Kata dia, dulu ketika dirinya masih kecil, air di Sungai yang berada di dekat kolam Soekarno tersebut masih bening dan jernih. Banyak ibu-ibu yang mencuci di sana dan anak-anak yang mandi.


“Memang dibuat sama orang Belanda itu kolamnya. Ada tempat bersalinnya juga, ada rumah-rumah tempat mesin nyedot dan nyaring airnya,” jelasnya.


Air kolam itulah yang digunakan Soekarno untuk mandi. “Enggak setiap hari dia (Soekarno-red) mandi di situ, hanya sekali-sekali,” sambungnya.


Walaupun pada tahun 1949 Soekarno sudah meninggalkan Bangka, Misno menyebut bahwa kolam tersebut masih terus dirawat dan dijadikan tempat mandi oleh masyarakat. 


Bahkan, dirinya sendiri juga pernah mandi di kolam tersebut saat masih kecil. Kata dia, kolam tersebut memiliki kedalaman yang berbeda-beda, dari 1 meter hingga 2,5 meter.

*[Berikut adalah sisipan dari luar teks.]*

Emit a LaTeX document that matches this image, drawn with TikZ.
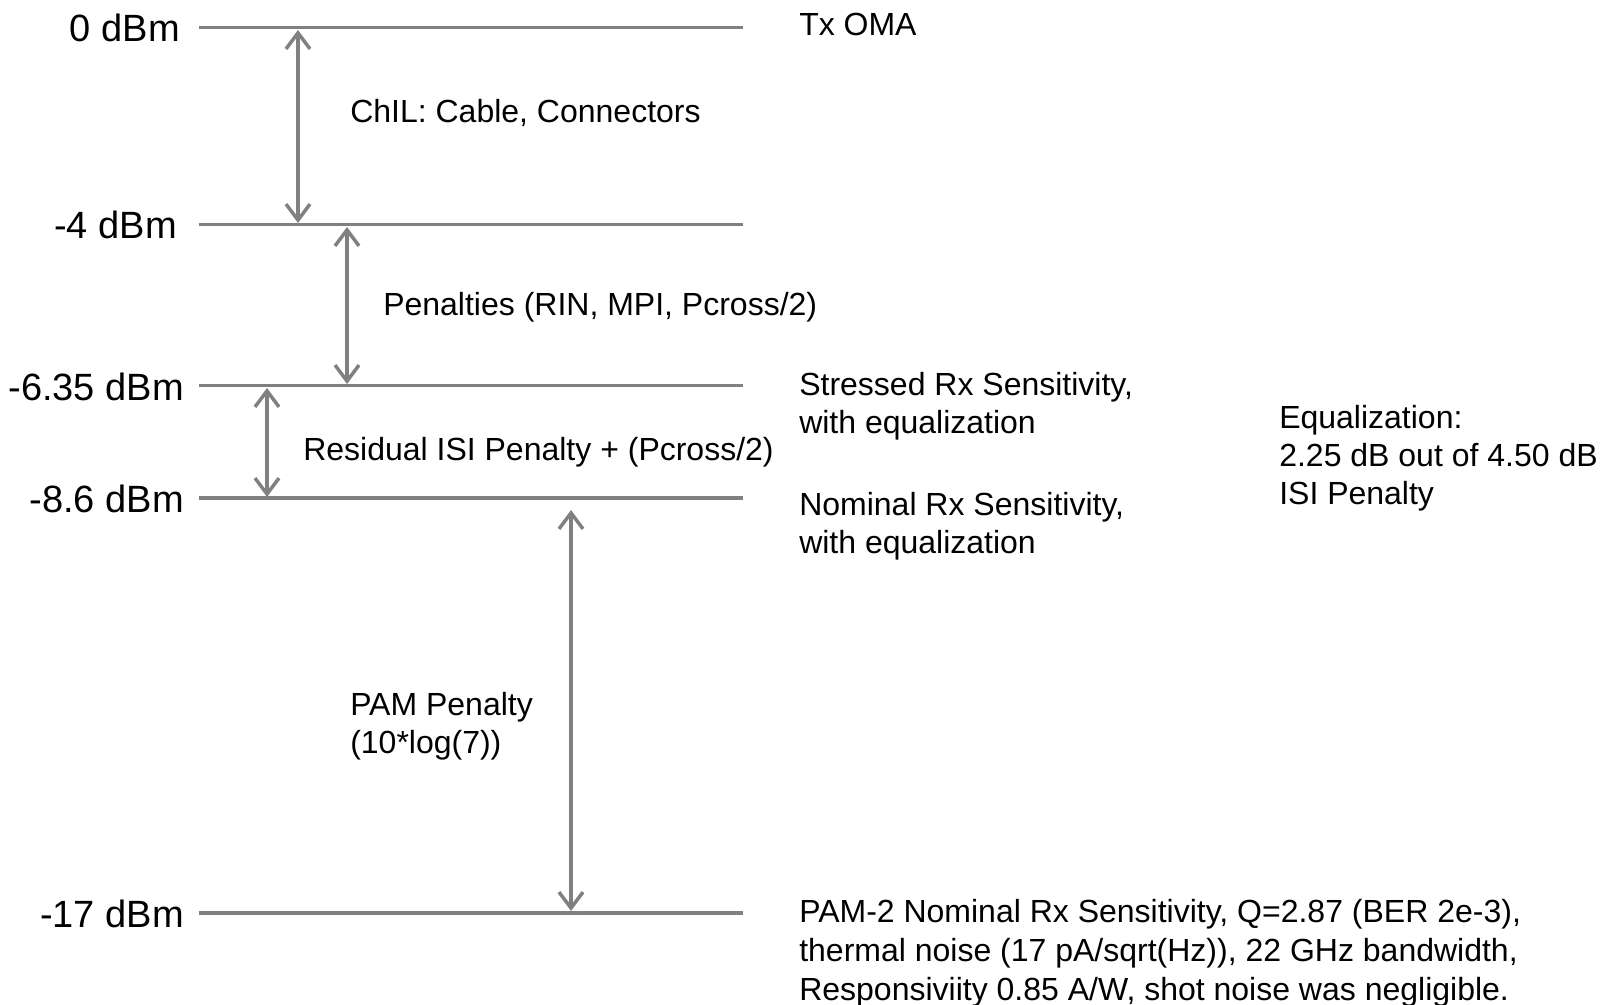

“Dulu itu juga ada kayak semacam papan buat loncat ke kolamnya itu,” ungkapnya.


Misno menuturkan, rusaknya kolam tersebut terjadi pada tahun 1962 ketika ada banjir besar yang menghantam wilayah tersebut. “Sejak itulah kolam itu menjadi roboh dan tidak terurus lagi sampai sekarang,” tuturnya.